**Instructions to follow**
Using the listing below, please gather every line containing the word "this".

Source data
^^^^^^^^
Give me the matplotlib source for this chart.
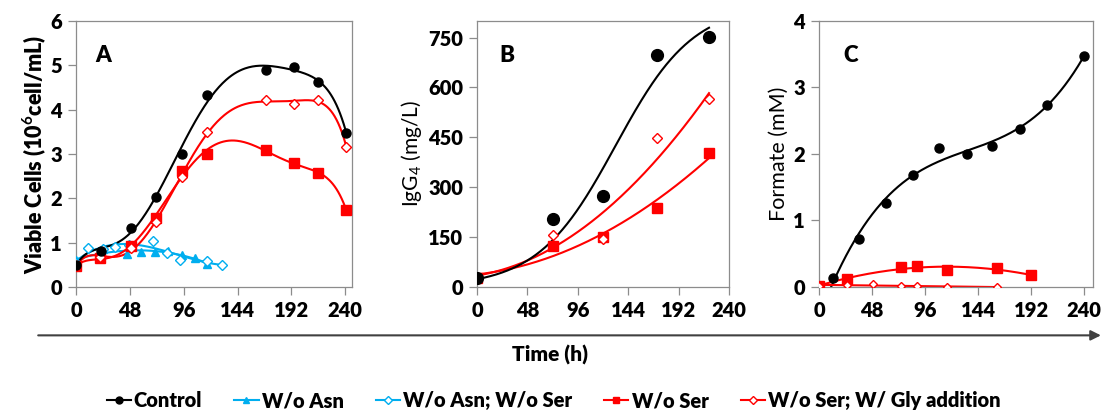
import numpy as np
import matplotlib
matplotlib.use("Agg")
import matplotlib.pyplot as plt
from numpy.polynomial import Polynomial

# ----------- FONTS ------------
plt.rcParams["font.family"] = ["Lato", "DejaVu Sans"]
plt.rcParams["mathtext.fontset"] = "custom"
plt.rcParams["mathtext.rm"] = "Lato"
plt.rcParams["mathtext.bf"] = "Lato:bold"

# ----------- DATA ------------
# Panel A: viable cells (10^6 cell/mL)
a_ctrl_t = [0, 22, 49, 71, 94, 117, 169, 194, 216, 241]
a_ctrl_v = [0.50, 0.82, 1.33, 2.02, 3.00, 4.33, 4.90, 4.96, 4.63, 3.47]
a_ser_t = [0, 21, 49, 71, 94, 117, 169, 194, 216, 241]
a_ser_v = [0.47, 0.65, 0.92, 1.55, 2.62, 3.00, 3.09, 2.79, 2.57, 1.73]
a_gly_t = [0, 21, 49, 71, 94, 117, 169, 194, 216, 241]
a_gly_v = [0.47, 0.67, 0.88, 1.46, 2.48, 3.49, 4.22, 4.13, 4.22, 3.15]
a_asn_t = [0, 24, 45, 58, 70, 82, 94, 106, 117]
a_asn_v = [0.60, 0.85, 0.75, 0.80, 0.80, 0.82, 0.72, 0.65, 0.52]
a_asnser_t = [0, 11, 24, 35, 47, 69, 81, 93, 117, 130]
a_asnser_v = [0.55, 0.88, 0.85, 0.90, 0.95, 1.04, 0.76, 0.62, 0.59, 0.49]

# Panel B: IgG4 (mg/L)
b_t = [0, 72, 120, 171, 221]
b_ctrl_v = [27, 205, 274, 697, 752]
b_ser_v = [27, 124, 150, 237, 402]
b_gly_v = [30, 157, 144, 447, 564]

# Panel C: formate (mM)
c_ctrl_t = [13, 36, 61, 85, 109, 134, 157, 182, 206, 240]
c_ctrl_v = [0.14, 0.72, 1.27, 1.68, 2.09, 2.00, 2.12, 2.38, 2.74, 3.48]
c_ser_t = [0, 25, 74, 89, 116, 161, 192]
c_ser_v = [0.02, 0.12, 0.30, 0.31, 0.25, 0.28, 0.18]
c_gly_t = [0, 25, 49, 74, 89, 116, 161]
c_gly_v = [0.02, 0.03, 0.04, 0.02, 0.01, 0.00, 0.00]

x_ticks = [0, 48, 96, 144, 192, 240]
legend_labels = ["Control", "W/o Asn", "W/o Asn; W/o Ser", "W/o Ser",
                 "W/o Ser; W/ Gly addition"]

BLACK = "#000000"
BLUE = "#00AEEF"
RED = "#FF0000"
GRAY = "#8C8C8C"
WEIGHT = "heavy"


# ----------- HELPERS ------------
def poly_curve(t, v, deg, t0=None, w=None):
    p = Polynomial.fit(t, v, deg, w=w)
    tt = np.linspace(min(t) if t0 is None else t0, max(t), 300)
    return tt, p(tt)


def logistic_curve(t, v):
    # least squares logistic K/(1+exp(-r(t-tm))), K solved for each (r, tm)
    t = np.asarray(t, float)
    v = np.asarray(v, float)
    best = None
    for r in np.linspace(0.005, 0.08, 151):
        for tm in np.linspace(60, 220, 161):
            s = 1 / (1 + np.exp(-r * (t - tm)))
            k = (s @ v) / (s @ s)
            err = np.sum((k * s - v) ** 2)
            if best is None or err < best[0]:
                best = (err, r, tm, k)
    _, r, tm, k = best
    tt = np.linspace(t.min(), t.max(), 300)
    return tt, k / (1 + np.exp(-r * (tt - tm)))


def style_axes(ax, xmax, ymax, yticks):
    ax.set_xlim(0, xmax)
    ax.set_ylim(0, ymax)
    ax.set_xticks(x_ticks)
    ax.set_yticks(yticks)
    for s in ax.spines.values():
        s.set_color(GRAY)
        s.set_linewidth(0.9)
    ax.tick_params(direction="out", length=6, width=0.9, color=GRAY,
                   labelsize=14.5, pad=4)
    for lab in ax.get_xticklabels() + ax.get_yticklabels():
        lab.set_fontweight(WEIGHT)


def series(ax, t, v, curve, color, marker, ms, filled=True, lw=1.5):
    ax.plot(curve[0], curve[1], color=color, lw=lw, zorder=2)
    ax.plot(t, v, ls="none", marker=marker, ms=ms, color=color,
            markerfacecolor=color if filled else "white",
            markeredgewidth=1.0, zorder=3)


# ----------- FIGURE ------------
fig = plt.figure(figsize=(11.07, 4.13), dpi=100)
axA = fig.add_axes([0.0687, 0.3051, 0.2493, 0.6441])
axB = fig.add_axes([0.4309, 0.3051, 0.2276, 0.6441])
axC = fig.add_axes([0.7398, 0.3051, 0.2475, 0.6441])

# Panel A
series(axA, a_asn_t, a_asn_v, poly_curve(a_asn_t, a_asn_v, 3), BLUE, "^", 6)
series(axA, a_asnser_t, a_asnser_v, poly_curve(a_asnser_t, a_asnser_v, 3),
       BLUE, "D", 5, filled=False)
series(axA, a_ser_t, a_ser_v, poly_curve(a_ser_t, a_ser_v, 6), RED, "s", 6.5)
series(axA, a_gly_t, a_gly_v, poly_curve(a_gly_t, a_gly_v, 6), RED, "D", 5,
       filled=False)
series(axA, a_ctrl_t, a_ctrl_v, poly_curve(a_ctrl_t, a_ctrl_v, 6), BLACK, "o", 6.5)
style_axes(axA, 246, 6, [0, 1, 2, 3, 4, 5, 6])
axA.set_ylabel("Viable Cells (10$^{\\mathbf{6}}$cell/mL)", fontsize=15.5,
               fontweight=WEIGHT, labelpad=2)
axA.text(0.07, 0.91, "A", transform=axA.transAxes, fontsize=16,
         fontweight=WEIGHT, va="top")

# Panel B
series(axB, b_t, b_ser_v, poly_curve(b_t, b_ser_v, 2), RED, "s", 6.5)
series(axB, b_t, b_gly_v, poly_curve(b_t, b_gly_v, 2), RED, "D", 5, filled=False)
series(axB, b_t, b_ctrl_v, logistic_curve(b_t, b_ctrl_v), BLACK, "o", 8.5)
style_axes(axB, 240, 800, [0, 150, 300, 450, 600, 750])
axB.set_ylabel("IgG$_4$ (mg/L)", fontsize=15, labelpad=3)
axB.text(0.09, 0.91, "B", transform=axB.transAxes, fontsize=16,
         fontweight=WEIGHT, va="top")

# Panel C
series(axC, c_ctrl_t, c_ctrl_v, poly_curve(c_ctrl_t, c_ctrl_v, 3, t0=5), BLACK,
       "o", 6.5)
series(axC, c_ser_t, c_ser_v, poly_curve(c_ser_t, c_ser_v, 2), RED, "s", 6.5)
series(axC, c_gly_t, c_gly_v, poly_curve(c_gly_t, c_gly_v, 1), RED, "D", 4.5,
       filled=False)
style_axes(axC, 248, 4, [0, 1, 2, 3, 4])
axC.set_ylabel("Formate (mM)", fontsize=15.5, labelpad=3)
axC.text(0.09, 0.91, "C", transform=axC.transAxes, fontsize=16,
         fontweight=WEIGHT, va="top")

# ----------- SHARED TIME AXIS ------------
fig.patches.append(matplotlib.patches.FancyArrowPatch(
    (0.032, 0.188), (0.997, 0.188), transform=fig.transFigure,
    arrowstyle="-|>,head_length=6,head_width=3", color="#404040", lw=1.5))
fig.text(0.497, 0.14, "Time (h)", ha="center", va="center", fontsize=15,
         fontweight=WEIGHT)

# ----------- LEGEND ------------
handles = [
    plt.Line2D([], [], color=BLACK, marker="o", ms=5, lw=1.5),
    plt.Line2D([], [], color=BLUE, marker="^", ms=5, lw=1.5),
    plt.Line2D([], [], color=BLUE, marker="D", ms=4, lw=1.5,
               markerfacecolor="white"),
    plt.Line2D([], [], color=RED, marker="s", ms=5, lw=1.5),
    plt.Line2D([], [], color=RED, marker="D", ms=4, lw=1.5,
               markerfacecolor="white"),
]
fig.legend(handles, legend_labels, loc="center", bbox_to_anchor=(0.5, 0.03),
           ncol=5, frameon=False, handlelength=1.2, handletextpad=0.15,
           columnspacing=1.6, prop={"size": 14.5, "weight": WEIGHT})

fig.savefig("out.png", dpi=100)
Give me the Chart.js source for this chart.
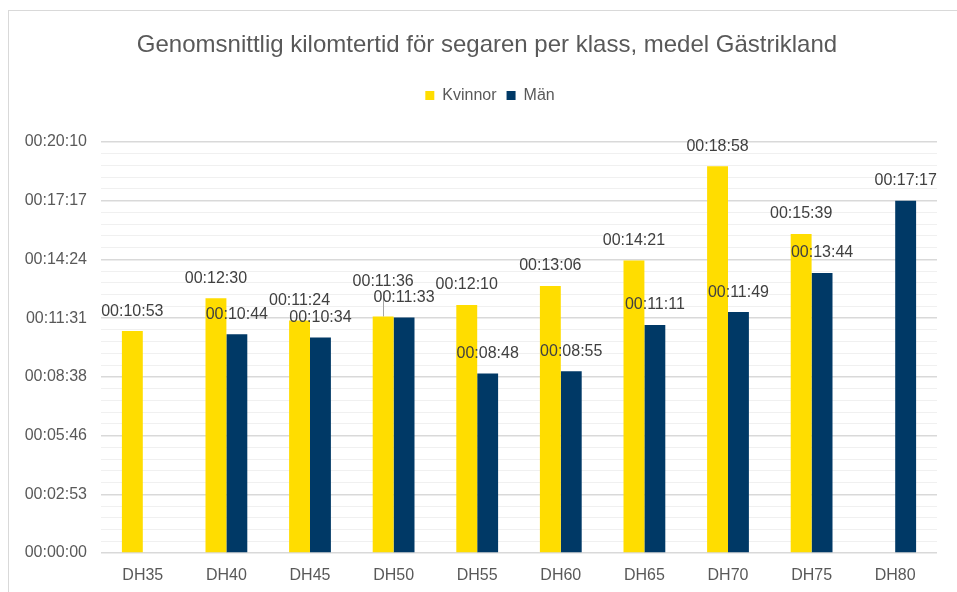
^^^^^^^^
**Exercise result**
Give me the matplotlib source for this chart.
Give me the Chart.js source for this chart.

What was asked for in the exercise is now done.